(Stored items from a collection)
☆ ☆ ☆ ☆ ☆

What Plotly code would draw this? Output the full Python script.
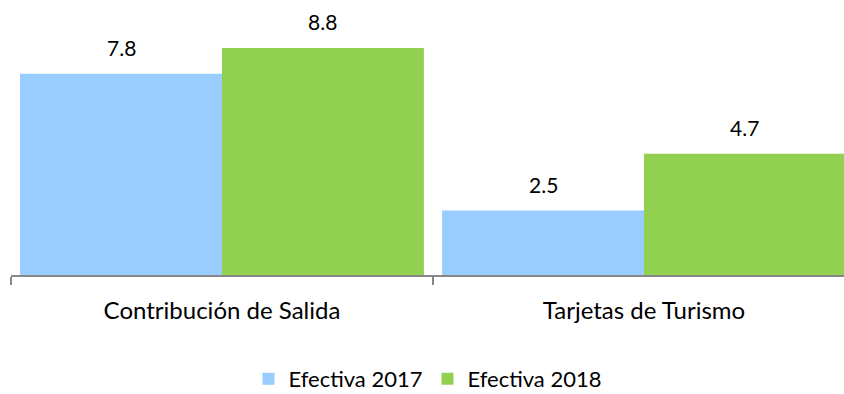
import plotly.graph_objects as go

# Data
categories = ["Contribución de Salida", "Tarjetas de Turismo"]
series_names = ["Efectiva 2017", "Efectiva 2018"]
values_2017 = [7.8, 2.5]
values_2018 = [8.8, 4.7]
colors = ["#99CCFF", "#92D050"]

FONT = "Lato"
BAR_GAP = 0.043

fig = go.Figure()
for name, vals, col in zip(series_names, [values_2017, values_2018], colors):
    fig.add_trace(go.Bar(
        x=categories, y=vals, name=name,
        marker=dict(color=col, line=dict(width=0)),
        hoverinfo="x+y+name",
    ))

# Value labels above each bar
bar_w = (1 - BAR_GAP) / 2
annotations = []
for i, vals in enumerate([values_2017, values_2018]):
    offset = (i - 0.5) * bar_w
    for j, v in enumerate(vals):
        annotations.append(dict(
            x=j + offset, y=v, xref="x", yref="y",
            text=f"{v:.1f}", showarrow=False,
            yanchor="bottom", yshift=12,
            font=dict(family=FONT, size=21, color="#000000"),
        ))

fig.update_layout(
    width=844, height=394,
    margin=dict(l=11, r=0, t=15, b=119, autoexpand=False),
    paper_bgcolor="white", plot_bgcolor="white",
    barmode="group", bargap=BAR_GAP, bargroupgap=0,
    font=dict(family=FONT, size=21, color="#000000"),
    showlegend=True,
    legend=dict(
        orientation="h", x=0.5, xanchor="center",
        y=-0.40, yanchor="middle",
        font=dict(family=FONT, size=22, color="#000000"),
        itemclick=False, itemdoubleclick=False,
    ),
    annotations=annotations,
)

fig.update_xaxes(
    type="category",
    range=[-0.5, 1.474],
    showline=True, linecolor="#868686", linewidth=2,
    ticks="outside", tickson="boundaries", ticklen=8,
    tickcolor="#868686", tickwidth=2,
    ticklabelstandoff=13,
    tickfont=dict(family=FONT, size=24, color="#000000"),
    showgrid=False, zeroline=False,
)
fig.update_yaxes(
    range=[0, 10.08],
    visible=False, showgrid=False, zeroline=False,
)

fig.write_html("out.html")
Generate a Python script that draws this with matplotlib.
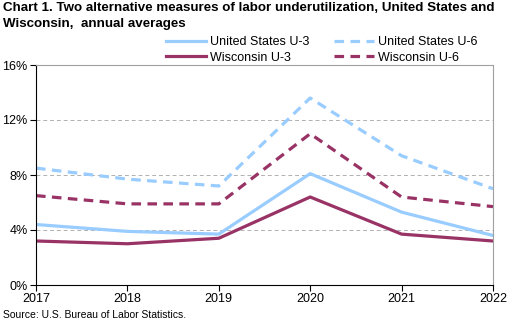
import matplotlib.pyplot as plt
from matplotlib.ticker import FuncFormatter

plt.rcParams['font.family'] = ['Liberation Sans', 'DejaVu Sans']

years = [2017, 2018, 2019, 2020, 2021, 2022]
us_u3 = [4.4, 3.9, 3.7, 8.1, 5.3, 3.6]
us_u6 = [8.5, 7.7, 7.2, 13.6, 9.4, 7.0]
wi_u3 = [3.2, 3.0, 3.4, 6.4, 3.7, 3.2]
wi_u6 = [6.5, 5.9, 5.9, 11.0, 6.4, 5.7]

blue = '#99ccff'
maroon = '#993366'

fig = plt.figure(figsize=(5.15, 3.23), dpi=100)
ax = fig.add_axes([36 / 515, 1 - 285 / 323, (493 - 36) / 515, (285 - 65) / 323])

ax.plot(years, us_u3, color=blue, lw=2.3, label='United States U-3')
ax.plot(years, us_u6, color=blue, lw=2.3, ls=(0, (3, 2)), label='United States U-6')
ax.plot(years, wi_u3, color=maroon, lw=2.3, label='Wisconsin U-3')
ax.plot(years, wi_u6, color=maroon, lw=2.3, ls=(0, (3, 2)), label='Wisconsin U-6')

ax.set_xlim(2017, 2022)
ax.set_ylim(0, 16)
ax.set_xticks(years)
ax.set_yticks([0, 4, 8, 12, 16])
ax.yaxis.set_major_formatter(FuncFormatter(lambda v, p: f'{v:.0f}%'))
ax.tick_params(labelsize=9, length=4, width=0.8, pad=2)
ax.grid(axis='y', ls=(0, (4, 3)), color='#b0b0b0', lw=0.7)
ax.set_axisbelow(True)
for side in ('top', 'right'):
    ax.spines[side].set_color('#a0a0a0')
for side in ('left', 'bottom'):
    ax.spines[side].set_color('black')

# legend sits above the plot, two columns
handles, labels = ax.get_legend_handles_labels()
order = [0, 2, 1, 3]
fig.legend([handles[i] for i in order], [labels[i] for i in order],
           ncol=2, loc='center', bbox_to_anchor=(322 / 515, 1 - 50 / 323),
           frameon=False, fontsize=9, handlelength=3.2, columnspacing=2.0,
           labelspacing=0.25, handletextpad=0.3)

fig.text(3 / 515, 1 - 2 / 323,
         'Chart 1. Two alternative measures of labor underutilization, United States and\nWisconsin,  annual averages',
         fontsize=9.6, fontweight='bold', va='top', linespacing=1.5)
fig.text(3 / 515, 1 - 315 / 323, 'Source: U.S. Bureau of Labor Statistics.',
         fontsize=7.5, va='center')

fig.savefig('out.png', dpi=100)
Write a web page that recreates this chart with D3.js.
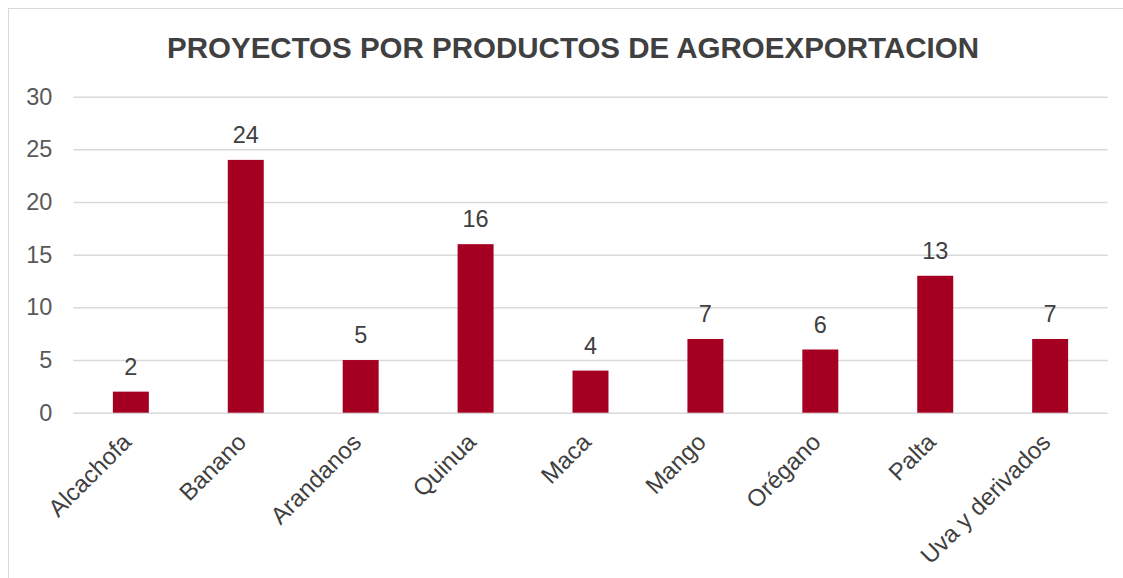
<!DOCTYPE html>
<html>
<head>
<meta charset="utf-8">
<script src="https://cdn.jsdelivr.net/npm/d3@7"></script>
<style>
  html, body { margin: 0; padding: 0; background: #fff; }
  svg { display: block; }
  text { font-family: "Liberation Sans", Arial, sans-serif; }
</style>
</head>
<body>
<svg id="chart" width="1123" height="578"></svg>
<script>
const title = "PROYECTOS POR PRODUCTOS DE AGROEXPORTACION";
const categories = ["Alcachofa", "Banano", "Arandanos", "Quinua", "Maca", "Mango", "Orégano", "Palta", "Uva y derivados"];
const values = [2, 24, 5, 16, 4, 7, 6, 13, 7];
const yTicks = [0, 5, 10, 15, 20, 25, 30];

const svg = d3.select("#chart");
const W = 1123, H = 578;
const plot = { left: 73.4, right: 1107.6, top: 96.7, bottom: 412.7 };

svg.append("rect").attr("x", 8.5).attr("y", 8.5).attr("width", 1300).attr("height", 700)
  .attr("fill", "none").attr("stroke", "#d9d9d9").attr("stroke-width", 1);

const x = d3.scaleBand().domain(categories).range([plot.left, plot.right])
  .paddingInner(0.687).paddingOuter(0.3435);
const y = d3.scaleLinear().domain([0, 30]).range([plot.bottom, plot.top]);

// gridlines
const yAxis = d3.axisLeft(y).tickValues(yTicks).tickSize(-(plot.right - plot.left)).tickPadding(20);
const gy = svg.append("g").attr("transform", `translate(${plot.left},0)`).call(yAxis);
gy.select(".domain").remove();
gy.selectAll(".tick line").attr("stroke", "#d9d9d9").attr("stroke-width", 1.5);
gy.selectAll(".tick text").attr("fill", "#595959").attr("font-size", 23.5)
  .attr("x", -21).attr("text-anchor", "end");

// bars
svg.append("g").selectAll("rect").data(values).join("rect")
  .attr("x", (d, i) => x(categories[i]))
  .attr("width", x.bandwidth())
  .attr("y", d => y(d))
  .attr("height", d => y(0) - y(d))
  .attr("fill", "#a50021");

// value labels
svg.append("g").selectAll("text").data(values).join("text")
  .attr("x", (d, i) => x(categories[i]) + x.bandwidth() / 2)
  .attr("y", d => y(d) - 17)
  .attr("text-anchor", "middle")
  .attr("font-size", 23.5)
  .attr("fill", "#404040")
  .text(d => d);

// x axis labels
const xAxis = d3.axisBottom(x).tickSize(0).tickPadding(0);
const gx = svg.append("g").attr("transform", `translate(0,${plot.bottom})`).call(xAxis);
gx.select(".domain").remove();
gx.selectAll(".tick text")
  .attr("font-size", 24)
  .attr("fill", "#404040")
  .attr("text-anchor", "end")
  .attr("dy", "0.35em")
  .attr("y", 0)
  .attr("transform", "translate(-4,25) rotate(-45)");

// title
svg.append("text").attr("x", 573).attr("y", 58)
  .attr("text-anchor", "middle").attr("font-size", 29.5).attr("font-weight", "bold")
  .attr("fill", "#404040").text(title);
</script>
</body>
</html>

☆ ☆ ☆ ☆ ☆

▶ _INSTRUCTION_
Your task is to reproduce the entries above word for word, from the first line through the line with "BAR_GAP = 0.043", and please leave out any pictures.

▶ _OUTPUT FOR THIS EXERCISE_
What Plotly code would draw this? Output the full Python script.
import plotly.graph_objects as go

# Data
categories = ["Contribución de Salida", "Tarjetas de Turismo"]
series_names = ["Efectiva 2017", "Efectiva 2018"]
values_2017 = [7.8, 2.5]
values_2018 = [8.8, 4.7]
colors = ["#99CCFF", "#92D050"]

FONT = "Lato"
BAR_GAP = 0.043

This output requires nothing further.